Ningún orden es estable si se detiene en el reposo estático, sin embargo el orden que se renueva y que señala hacia una dirección que no esta dentro del propio orden, este orden es estable.
Una fotografía instantánea de los astros en la noche no nos puede dar ninguna idea de orden, todo lo contrario. Sin embargo, si observamos los astros en el movimiento y reconocemos sus ciclos y giros, ahí descubrimos la armonía del cosmos.
El orden exterior permite que los hombres puedan convivir en paz. El orden interior de cada hombre le permite reconocer las cosas que le rodean con objetividad y actuar en consecuencia.

Así pues, cuando Cristo murió y resucitó, nos dejó una herencia: El Paráclito, el Espíritu Santo, el Espíritu de la Verdad, que es el Orden divino llegado al mundo y el único que puede llevar toda la creación de Dios por el Camino verdadero que conduce al Padre.
Es el que ilumina al hombre de Dios permitiéndole ver la verdad de las cosas, y le guía por el Camino certero en cada instante de su vida. Esta es la tercera faceta de la presencia de Dios en el mundo.
La Trinidad es, pues, una manera secuenciada de descubrir a Dios: A partir del Amor, luego llega el impulso que da sentido a todo lo que ocurre, y por último el Orden generado a partir de este movimiento.
No es que Dios esté dividido, es que los hombres no podemos concebir su presencia de una manera simple e instantánea, sino que hemos de analizarla en estos tres aspectos que nos son asequibles por separado, pero que no nos es posible concebirlos juntos en una sola idea. El hombre va tomando conciencia de la divinidad poco a poco, a medida que limpia su mente de ideas y su corazón de emociones y pasiones:

Contemplamos la belleza, la armonía, la bondad y la unidad de toda la creación y descubrimos al Padre. Pero este acto de contemplación no es suficiente para concebir a Dios, Él es mucho más que eso.
Luchamos por la Paz, por la justicia, y ansiamos trascender a una vida distinta junto a nuestro Padre celestial: aquí descubrimos al Hijo, al Cristo.

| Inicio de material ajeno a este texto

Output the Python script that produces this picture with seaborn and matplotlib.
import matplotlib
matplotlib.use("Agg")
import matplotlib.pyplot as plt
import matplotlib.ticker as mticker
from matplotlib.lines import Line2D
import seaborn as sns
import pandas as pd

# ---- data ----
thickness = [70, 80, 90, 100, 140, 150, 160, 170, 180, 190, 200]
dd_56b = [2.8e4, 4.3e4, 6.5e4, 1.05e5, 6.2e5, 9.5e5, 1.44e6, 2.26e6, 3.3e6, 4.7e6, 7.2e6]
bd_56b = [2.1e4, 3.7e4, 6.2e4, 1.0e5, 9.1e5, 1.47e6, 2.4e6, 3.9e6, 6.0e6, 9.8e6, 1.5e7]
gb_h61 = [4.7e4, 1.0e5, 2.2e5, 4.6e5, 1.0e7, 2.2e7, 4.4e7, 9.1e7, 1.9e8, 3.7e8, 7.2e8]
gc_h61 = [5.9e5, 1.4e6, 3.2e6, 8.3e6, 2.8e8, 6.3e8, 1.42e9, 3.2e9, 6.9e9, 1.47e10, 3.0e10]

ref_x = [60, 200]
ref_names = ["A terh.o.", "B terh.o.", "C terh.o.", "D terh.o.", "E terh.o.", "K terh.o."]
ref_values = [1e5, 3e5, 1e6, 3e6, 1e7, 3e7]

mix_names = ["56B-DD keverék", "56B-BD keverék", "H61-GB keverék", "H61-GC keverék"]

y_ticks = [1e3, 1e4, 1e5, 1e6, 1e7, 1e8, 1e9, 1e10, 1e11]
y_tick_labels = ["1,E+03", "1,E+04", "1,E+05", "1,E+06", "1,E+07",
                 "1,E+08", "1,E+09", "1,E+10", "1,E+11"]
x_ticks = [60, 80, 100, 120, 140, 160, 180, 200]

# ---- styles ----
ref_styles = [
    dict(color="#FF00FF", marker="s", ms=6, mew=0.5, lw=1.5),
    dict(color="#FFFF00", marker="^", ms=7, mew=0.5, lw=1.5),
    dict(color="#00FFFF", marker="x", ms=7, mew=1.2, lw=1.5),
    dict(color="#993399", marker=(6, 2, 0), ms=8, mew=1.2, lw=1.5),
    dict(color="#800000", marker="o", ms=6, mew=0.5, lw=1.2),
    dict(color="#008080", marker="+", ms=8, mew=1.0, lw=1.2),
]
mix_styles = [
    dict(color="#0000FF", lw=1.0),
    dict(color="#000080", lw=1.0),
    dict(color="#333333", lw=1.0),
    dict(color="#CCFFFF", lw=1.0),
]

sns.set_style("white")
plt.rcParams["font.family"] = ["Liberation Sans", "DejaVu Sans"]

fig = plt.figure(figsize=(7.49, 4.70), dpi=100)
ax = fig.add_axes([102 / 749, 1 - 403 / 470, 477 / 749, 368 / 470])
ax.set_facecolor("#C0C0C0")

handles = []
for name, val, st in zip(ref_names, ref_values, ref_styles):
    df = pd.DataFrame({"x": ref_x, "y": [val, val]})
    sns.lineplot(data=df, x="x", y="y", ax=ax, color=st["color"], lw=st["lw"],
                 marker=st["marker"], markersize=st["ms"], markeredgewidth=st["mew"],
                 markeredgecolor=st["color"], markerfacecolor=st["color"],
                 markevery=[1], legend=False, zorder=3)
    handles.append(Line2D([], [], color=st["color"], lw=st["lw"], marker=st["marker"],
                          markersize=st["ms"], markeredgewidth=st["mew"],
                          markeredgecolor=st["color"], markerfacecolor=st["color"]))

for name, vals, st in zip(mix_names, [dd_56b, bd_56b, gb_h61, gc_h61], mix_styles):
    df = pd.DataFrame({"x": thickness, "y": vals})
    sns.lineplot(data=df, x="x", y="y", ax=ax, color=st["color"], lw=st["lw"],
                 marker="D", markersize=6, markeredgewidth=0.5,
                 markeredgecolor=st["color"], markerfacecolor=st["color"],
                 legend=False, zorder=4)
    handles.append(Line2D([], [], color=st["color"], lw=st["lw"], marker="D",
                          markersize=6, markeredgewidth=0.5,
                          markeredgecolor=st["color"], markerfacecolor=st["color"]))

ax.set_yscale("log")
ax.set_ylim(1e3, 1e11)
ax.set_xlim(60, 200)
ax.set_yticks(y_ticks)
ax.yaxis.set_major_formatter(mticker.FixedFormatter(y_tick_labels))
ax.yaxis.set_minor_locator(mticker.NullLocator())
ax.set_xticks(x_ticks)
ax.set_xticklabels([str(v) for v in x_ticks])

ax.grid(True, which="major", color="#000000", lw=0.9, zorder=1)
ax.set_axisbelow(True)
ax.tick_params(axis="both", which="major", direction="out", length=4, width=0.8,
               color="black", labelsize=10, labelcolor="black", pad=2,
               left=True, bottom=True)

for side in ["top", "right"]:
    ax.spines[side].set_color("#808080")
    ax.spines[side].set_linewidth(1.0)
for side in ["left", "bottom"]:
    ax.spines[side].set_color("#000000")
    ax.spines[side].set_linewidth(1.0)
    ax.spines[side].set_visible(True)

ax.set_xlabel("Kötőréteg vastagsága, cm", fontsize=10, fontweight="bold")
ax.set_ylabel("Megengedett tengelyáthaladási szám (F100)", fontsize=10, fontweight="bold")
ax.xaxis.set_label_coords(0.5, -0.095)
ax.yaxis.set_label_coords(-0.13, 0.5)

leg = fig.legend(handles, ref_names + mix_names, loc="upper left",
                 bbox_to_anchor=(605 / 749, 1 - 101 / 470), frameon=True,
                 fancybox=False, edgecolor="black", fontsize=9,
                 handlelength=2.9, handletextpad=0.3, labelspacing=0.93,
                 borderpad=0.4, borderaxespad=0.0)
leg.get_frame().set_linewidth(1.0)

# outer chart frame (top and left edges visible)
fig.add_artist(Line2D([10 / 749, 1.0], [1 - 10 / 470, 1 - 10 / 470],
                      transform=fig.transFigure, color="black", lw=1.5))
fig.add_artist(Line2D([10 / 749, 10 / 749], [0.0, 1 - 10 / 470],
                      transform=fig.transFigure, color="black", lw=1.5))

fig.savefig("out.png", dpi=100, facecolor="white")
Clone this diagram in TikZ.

Pero Jesucristo murió, resucitó y ascendió al Cielo. Aun falta algo que nos permita completar nuestro conocimiento de Dios, nuestra conciencia de su existencia:
Sentimos que, agarrados a Cristo, nuestra vida se ilumina y discernimos mucho más allá de lo que humanamente somos capaces: aquí descubrimos al Espíritu Santo.
El Espíritu Santo entra en el ser humano después de la resurrección de Cristo, porque fue entonces cuando se estableció la salud, el reinado, el poderío de nuestro Dios. Se abrió un Camino, un movimiento, un sentido, un orden que conduce al Padre y que no puede ser ahogado por ninguna fuerza de este mundo.
Cristo ascendió al Cielo. ¿Dónde está el Cielo? En el interior profundo de cada ser humano.
Cuando Cristo ascendió, no se llevó su cuerpo consigo, sino que lo dejó en el mundo, se lo dejó a los hombres. Pero no lo dejó como una unidad compacta y visible, sino que se deshizo para que todos, sin excepción alguna, pudiéramos comer de Él.